Task to complete ▸ Reproduce the data below in full and exclude every picture.

(begin)

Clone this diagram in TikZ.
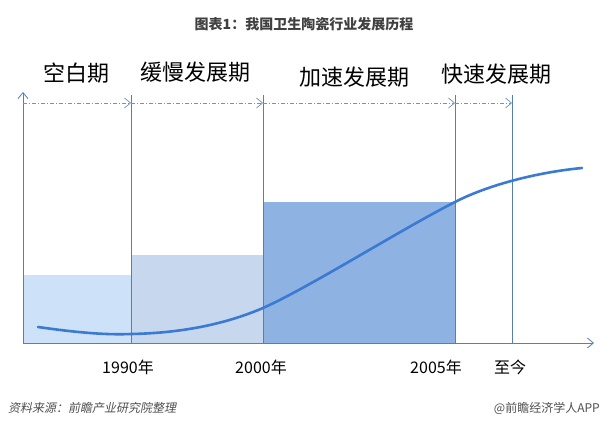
\documentclass[tikz,border=0pt]{standalone}
\usepackage{fontspec}
\setmainfont{Noto Sans CJK SC}
\newfontfamily\cjk{Noto Sans CJK SC}
\newfontfamily\cjkslant[FakeSlant=0.2]{Noto Sans CJK SC}
\usetikzlibrary{arrows.meta}
\definecolor{barA}{HTML}{CDE1F8}
\definecolor{barB}{HTML}{C6D7EE}
\definecolor{barC}{HTML}{8EB3E2}
\definecolor{axisc}{HTML}{5680B0}
\definecolor{dashc}{HTML}{6F93BE}
\definecolor{curvec}{HTML}{3B7AD2}
\definecolor{titlec}{HTML}{404040}
\definecolor{footc}{HTML}{505050}
\tikzset{
  vline/.style={draw=axisc, line width=0.8pt},
  axisline/.style={draw=axisc, line width=0.8pt, -{Straight Barb[length=6pt,width=10pt]}},
  period/.style={draw=dashc, line width=0.7pt, dash pattern=on 4pt off 2pt on 1pt off 2pt, -{Straight Barb[length=6pt,width=10pt]}},
  phase/.style={font=\fontsize{22}{24}\selectfont, text=black, inner sep=0pt},
  year/.style={font=\fontsize{16}{18}\selectfont, text=black, inner sep=0pt},
  foot/.style={font=\fontsize{12}{14}\selectfont, text=footc, inner sep=0pt},
  curve/.style={draw=curvec, line width=2.6pt, line cap=round}
}
\begin{document}
\begin{tikzpicture}[x=1pt,y=-1pt]
\useasboundingbox[fill=white] (0,0) rectangle (609,427);
% title
\node[font=\bfseries\fontsize{14}{16}\selectfont, text=titlec, inner sep=0pt] (title) at (304,24) {图表1：我国卫生陶瓷行业发展历程};
% bars
\fill[barA] (23,275) rectangle (131,343);
\fill[barB] (131,255) rectangle (263,343);
\fill[barC] (263,202) rectangle (455,343);
% coordinates
\coordinate (o) at (23,343);
\coordinate (ytop) at (23,92);
\coordinate (xend) at (594,343);
\coordinate (t1) at (131,95); \coordinate (b1) at (131,343);
\coordinate (t2) at (263,95); \coordinate (b2) at (263,343);
\coordinate (t3) at (455,95); \coordinate (b3) at (455,343);
\coordinate (t4) at (512,95); \coordinate (b4) at (512,343);
\coordinate (p0) at (23,103);
\coordinate (p1) at (131,103);
\coordinate (p2) at (263,103);
\coordinate (p3) at (455,103);
\coordinate (p4) at (512,103);
% vertical lines
\draw[vline] (t1) -- (b1);
\draw[vline] (t2) -- (b2);
\draw[vline] (t3) -- (b3);
\draw[vline] (t4) -- (b4);
% axes
\draw[axisline] (o) -- (ytop);
\draw[axisline] (o) -- (xend);
% period arrows
\draw[period] (p0) -- (p1);
\draw[period] (p1) -- (p2);
\draw[period] (p2) -- (p3);
\draw[period] (p3) -- (p4);
% curve
\coordinate (c0) at (38,327);
\coordinate (c1) at (131,334);
\coordinate (c2) at (263,308);
\coordinate (c3) at (455,202);
\coordinate (c4) at (582,168);
\draw[curve] (c0) .. controls (80,333) and (108,335) .. (c1)
  .. controls (185,333) and (228,323) .. (c2)
  .. controls (310,287) and (400,230) .. (c3)
  .. controls (490,184) and (540,172) .. (c4);
% phase labels
\node[phase] (ph1) at (76,73) {空白期};
\node[phase] (ph2) at (195,72) {缓慢发展期};
\node[phase] (ph3) at (354,77) {加速发展期};
\node[phase] (ph4) at (496,74) {快速发展期};
% year labels
\node[year] (y1) at (128,367) {1990年};
\node[year] (y2) at (261,367) {2000年};
\node[year] (y3) at (436,367) {2005年};
\node[year] (y4) at (510,367) {至今};
% footer
\node[foot, anchor=west] (src) at (8,408) {\cjkslant 资料来源：前瞻产业研究院整理};
\node[foot, anchor=east] (brand) at (600,408) {@前瞻经济学人APP};
\end{tikzpicture}
\end{document}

(end)

Completed exercise ▸
Clone this diagram in TikZ.
\documentclass[tikz,border=0pt]{standalone}
\usepackage{fontspec}
\setmainfont{Noto Sans CJK SC}
\newfontfamily\cjk{Noto Sans CJK SC}
\newfontfamily\cjkslant[FakeSlant=0.2]{Noto Sans CJK SC}
\usetikzlibrary{arrows.meta}
\definecolor{barA}{HTML}{CDE1F8}
\definecolor{barB}{HTML}{C6D7EE}
\definecolor{barC}{HTML}{8EB3E2}
\definecolor{axisc}{HTML}{5680B0}
\definecolor{dashc}{HTML}{6F93BE}
\definecolor{curvec}{HTML}{3B7AD2}
\definecolor{titlec}{HTML}{404040}
\definecolor{footc}{HTML}{505050}
\tikzset{
  vline/.style={draw=axisc, line width=0.8pt},
  axisline/.style={draw=axisc, line width=0.8pt, -{Straight Barb[length=6pt,width=10pt]}},
  period/.style={draw=dashc, line width=0.7pt, dash pattern=on 4pt off 2pt on 1pt off 2pt, -{Straight Barb[length=6pt,width=10pt]}},
  phase/.style={font=\fontsize{22}{24}\selectfont, text=black, inner sep=0pt},
  year/.style={font=\fontsize{16}{18}\selectfont, text=black, inner sep=0pt},
  foot/.style={font=\fontsize{12}{14}\selectfont, text=footc, inner sep=0pt},
  curve/.style={draw=curvec, line width=2.6pt, line cap=round}
}
\begin{document}
\begin{tikzpicture}[x=1pt,y=-1pt]
\useasboundingbox[fill=white] (0,0) rectangle (609,427);
% title
\node[font=\bfseries\fontsize{14}{16}\selectfont, text=titlec, inner sep=0pt] (title) at (304,24) {图表1：我国卫生陶瓷行业发展历程};
% bars
\fill[barA] (23,275) rectangle (131,343);
\fill[barB] (131,255) rectangle (263,343);
\fill[barC] (263,202) rectangle (455,343);
% coordinates
\coordinate (o) at (23,343);
\coordinate (ytop) at (23,92);
\coordinate (xend) at (594,343);
\coordinate (t1) at (131,95); \coordinate (b1) at (131,343);
\coordinate (t2) at (263,95); \coordinate (b2) at (263,343);
\coordinate (t3) at (455,95); \coordinate (b3) at (455,343);
\coordinate (t4) at (512,95); \coordinate (b4) at (512,343);
\coordinate (p0) at (23,103);
\coordinate (p1) at (131,103);
\coordinate (p2) at (263,103);
\coordinate (p3) at (455,103);
\coordinate (p4) at (512,103);
% vertical lines
\draw[vline] (t1) -- (b1);
\draw[vline] (t2) -- (b2);
\draw[vline] (t3) -- (b3);
\draw[vline] (t4) -- (b4);
% axes
\draw[axisline] (o) -- (ytop);
\draw[axisline] (o) -- (xend);
% period arrows
\draw[period] (p0) -- (p1);
\draw[period] (p1) -- (p2);
\draw[period] (p2) -- (p3);
\draw[period] (p3) -- (p4);
% curve
\coordinate (c0) at (38,327);
\coordinate (c1) at (131,334);
\coordinate (c2) at (263,308);
\coordinate (c3) at (455,202);
\coordinate (c4) at (582,168);
\draw[curve] (c0) .. controls (80,333) and (108,335) .. (c1)
  .. controls (185,333) and (228,323) .. (c2)
  .. controls (310,287) and (400,230) .. (c3)
  .. controls (490,184) and (540,172) .. (c4);
% phase labels
\node[phase] (ph1) at (76,73) {空白期};
\node[phase] (ph2) at (195,72) {缓慢发展期};
\node[phase] (ph3) at (354,77) {加速发展期};
\node[phase] (ph4) at (496,74) {快速发展期};
% year labels
\node[year] (y1) at (128,367) {1990年};
\node[year] (y2) at (261,367) {2000年};
\node[year] (y3) at (436,367) {2005年};
\node[year] (y4) at (510,367) {至今};
% footer
\node[foot, anchor=west] (src) at (8,408) {\cjkslant 资料来源：前瞻产业研究院整理};
\node[foot, anchor=east] (brand) at (600,408) {@前瞻经济学人APP};
\end{tikzpicture}
\end{document}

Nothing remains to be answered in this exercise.